[Instruction]: Search the material for the word "this" and report each line where it turns up.

[Supplied records]:
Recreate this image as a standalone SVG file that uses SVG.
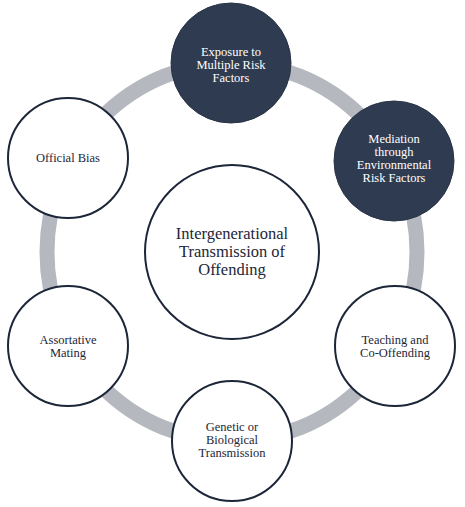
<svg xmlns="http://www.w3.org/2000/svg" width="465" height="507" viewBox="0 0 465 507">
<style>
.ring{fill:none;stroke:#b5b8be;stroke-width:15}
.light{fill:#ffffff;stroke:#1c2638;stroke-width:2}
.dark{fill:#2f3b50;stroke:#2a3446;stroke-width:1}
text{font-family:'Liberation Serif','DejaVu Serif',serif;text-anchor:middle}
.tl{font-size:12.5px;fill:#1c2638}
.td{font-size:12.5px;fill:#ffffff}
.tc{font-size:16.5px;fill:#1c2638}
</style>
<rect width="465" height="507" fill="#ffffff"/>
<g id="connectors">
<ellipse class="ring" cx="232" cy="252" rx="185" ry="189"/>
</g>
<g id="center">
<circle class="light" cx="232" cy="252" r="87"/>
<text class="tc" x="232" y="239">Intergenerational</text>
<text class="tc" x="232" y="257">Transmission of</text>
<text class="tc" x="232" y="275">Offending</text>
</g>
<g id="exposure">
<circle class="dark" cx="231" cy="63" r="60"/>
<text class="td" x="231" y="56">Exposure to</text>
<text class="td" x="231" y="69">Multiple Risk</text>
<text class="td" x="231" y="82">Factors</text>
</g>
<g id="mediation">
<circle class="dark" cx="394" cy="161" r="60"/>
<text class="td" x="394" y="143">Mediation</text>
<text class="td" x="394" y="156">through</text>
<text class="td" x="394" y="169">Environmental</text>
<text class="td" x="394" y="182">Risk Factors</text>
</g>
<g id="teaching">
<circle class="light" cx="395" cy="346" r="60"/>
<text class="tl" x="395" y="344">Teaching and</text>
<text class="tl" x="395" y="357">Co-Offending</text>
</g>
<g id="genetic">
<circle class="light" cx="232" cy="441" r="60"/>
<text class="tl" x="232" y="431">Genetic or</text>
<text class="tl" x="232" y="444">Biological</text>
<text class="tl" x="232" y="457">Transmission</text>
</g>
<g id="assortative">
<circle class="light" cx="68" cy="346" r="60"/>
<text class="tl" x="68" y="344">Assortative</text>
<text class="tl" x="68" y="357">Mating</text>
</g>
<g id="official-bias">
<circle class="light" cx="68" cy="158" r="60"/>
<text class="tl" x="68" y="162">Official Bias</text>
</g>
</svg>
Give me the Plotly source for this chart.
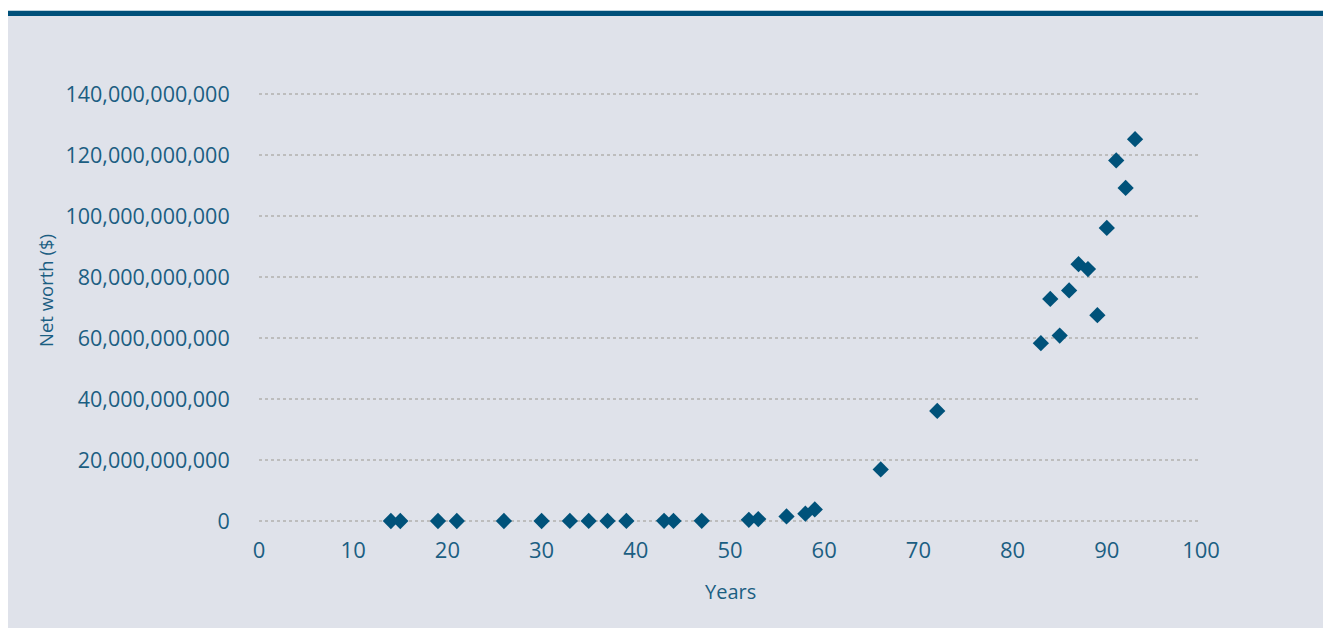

[Problem solution]:
Recreate this image as a standalone SVG file that uses SVG.
Give me the Plotly source for this chart.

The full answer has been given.